Plummeting coal and iron ore prices have forced the Government to slash forecast MRRT revenue in its first four years by 32 per cent to $9.1 billion.
Iron ore prices fell 48 per cent between June 30 and September 5, with coking coal revenue dropping by about 32 per cent and thermal coal by 9 per cent during the same period.
In addition, the Australian dollar has persistently remained above the value of US$1.00, which has also damaged mining profits.
Yet while BHP, Rio Tinto and Xstrata did not make any profits-based payments under the MRRT in the first quarter, they are accruing million of dollars in unexpected deductions from the tax, according to The Australian newspaper.

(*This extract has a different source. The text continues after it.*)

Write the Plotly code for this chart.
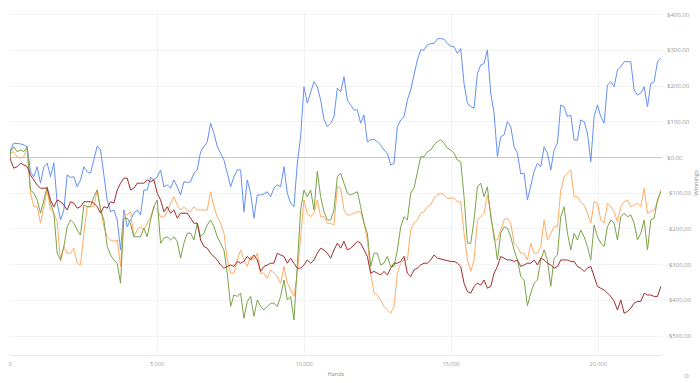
import plotly.graph_objects as go

# Winnings (dollars) sampled along the hand count
HAND_STEP = 113.4
HAND_OFFSET = 17

blue = [0,
    21,40,40,38,35,30,-40,-54,-26,-72,-26,-16,-54,-15,-128,-175,-147,-49,-56,-54,-82,-63,-26,-40,-44,-7,32,21,-44,-119,-152,-147,-175,-259,-147,-194,-175,-156,-147,-161,-91,-91,-56,-63,-54,-35,-82,-77,-86,-63,
    -82,-105,-68,-70,-68,-44,-35,16,30,44,96,68,30,12,-7,-44,-82,-54,-35,-35,-152,-63,-100,-170,-105,-105,-102,-96,-110,-86,-77,-82,-26,-100,-128,-138,-16,58,198,152,184,212,198,161,107,86,96,114,
    194,184,226,161,147,133,133,96,119,44,49,51,44,35,21,12,-21,-16,86,105,114,161,189,231,273,301,301,315,319,319,332,333,331,319,312,310,291,305,207,152,142,138,235,259,263,301,180,124,
    2,58,63,100,86,30,12,-46,-44,-119,-82,-40,-16,-26,30,12,-35,21,40,147,142,114,119,49,49,105,100,68,-12,114,147,114,96,203,212,198,245,254,268,268,268,189,175,180,198,142,207,212,268,277]

orange = [0,
    12,16,2,-2,2,26,-100,-138,-138,-184,-133,-91,-147,-156,-180,-291,-249,-268,-268,-254,-296,-301,-212,-138,-138,-138,-91,-138,-194,-222,-231,-235,-231,-305,-156,-161,-152,-222,-203,-194,-203,-184,-166,-138,-147,-166,-167,-152,-128,-110,
    -133,-147,-138,-147,-152,-138,-147,-147,-147,-147,-96,-138,-166,-184,-212,-287,-324,-324,-287,-259,-287,-305,-277,-287,-268,-324,-324,-338,-315,-324,-333,-352,-305,-352,-371,-389,-324,-222,-119,-156,-166,-156,-119,-166,-166,-184,-184,-189,
    -82,-86,-147,-161,-161,-156,-152,-152,-184,-231,-324,-380,-385,-399,-417,-427,-436,-417,-324,-296,-287,-287,-203,-184,-175,-156,-152,-138,-133,-114,-105,-100,-105,-114,-114,-114,-124,-124,-212,-287,-319,-287,-175,-166,-156,-105,-156,-231,
    -231,-203,-175,-170,-184,-240,-249,-268,-268,-287,-240,-268,-268,-249,-175,-231,-212,-194,-194,-91,-54,-44,-35,-110,-110,-124,-133,-156,-184,-124,-128,-175,-184,-128,-138,-152,-180,-138,-124,-119,-138,-133,-128,-138,-86,-156,-152,-147,-124,-91]

green = [0,
    16,30,16,21,16,30,-91,-100,-119,-156,-119,-82,-128,-156,-268,-287,-249,-194,-175,-184,-203,-217,-133,-138,-138,-110,-91,-147,-175,-249,-273,-287,-296,-352,-170,-170,-186,-222,-222,-222,-198,-222,-175,-138,-119,-240,-226,-222,-231,-222,
    -235,-282,-240,-212,-212,-231,-184,-222,-212,-189,-175,-194,-222,-240,-259,-324,-417,-385,-389,-380,-450,-403,-389,-445,-399,-417,-427,-417,-408,-408,-417,-389,-343,-399,-389,-455,-315,-147,-91,-110,-91,-147,-39,-110,-152,-175,-175,-147,
    -54,-44,-72,-100,-105,-100,-96,-138,-184,-212,-305,-268,-268,-301,-296,-277,-305,-305,-259,-194,-166,-175,-100,-86,-44,2,2,16,21,35,44,49,40,26,21,12,-7,-12,-110,-240,-240,-175,-82,-72,-110,-82,-166,-217,
    -287,-212,-194,-198,-222,-259,-287,-333,-343,-415,-380,-352,-343,-287,-259,-287,-361,-282,-273,-166,-138,-212,-259,-212,-231,-203,-222,-249,-287,-189,-222,-240,-249,-194,-175,-184,-231,-166,-156,-166,-161,-184,-231,-212,-175,-259,-175,-170,-119,-96]

red = [0,
    -7,-30,-26,-16,-21,-26,-49,-63,-77,-86,-86,-86,-119,-138,-119,-124,-133,-147,-124,-128,-142,-138,-124,-124,-124,-128,-138,-156,-138,-142,-124,-128,-91,-72,-58,-58,-91,-86,-72,-72,-72,-63,-68,-63,-100,-119,-152,-138,-156,-147,
    -170,-156,-156,-156,-170,-184,-184,-231,-249,-254,-268,-277,-287,-301,-310,-305,-301,-305,-291,-296,-291,-277,-287,-273,-287,-319,-305,-301,-296,-296,-268,-273,-277,-296,-282,-296,-310,-310,-301,-287,-296,-287,-268,-254,-259,-268,-282,-259,
    -240,-254,-235,-259,-254,-245,-235,-240,-259,-277,-324,-319,-324,-329,-319,-329,-310,-296,-296,-291,-277,-324,-333,-315,-310,-301,-296,-296,-287,-273,-282,-285,-287,-289,-291,-291,-296,-305,-352,-375,-380,-361,-352,-357,-343,-366,-361,-324,
    -305,-277,-282,-287,-287,-291,-287,-305,-301,-296,-296,-287,-301,-282,-287,-296,-301,-310,-305,-287,-287,-287,-291,-291,-305,-310,-319,-310,-305,-333,-361,-366,-371,-380,-389,-403,-427,-399,-436,-431,-422,-408,-403,-403,-380,-385,-385,-389,-389,-361]

x_ticks = [0, 5000, 10000, 15000, 20000]
x_tick_labels = ["0", "5.000", "10.000", "15.000", "20.000"]
y_ticks = [400, 300, 200, 100, 0, -100, -200, -300, -400, -500]
y_tick_labels = ["$400,00", "$300,00", "$200,00", "$100,00", "$0,00",
                 "-$100,00", "-$200,00", "-$300,00", "-$400,00", "-$500,00"]

series = [("blue", blue, "#6490f5"), ("orange", orange, "#ffab63"),
          ("green", green, "#7ba349"), ("red", red, "#a02d2d")]


def hands_for(vals):
    return [0] + [HAND_OFFSET + HAND_STEP * i for i in range(len(vals) - 1)]


fig = go.Figure()
for name, vals, col in series:
    fig.add_trace(go.Scatter(x=hands_for(vals), y=vals, mode="lines", name=name,
                             line=dict(color=col, width=1), hoverinfo="skip"))

fig.update_layout(
    width=700, height=383,
    margin=dict(l=10, r=38, t=11, b=28, autoexpand=False),
    plot_bgcolor="white", paper_bgcolor="white",
    showlegend=False,
    font=dict(family="Open Sans, sans-serif", size=6, color="#9a9a9a"),
    xaxis=dict(range=[0, 22170], tickvals=x_ticks, ticktext=x_tick_labels,
               automargin=False,
               showgrid=True, gridcolor="#f2f2f2", gridwidth=1,
               showline=True, linecolor="#e8e8e8", linewidth=1,
               zeroline=False, ticks="", ticklabelstandoff=3,
               tickfont=dict(size=5.5, color="#9a9a9a"),
               title=dict(text="Hands", font=dict(size=5.5, color="#8a8a8a"), standoff=5)),
    yaxis=dict(range=[-553, 410], side="right", tickvals=y_ticks, ticktext=y_tick_labels,
               automargin=False,
               showgrid=True, gridcolor="#f2f2f2", gridwidth=1,
               zeroline=True, zerolinecolor="#c8c8c8", zerolinewidth=1.3,
               ticks="", ticklabelstandoff=4,
               tickfont=dict(size=6, color="#9a9a9a"),
               title=dict(text="Winnings", font=dict(size=6, color="#8a8a8a"), standoff=4)),
)
fig.add_annotation(x=(687 - 10) / 652, y=(355 - 376) / 344, xref="paper", yref="paper",
                   text="⊙", showarrow=False, xanchor="center", yanchor="middle",
                   font=dict(size=6, color="#9a9a9a"))

fig.write_html("out.html", config={"displayModeBar": False},
               post_script="document.body.style.margin='0';")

The WA, NSW and Queensland Governments have hiked royalty rates in the past year, and the biggest iron ore and coal producers are rapidly stockpiling state royalty ‘credits’ to offset their Commonwealth payments.
The three big miners have come to an agreement with the Federal Government whereby all state royalty payments are offset against the MRRT and credits accrue at a compound interest rate of 10 per cent.
While Treasury forecasts for the MRRT revenue have taken into account the offsets for state royalties, they assumed there would be revenue from the tax.
Mr Swan has insisted, however, that the first quarter MRRT earnings, or lack thereof, should not be used to estimate revenues for the rest of the year, while Regional Australia minister Simon Creansaid the MRRT was never projected to raise revenue in its early application because mining companies were making massive tax-deductible infrastructure
investments.
Trade minister Dr Craig Emerson has also countered the widespread condemnation, saying that the lack of revenue from the mining tax was just a reflection of the minerals market prices.
He said that with a profits-based tax there would always be “swings and roundabouts”, but added that the Government was completely happy with the tax design.
“[Profits-based taxes] are stable over time because when profits are high they collect a good share of revenue for the people [and] when profits are low they reflect that reality as well,” Dr Emerson said to Sky News on October 27.
“There will be fluctuations…[but] it will collect revenue,” he said.
Assistant Treasurer David Bradbury echoed the sentiment, saying that good public policy should not be judged on a single quarter.
“If companies are not making massive profits then we rely on the company tax that comes in the ordinary course,” he told Channel Ten’s Meet the Press. He added that the MRRT accounted for less than 1 per cent of Commonwealth revenues.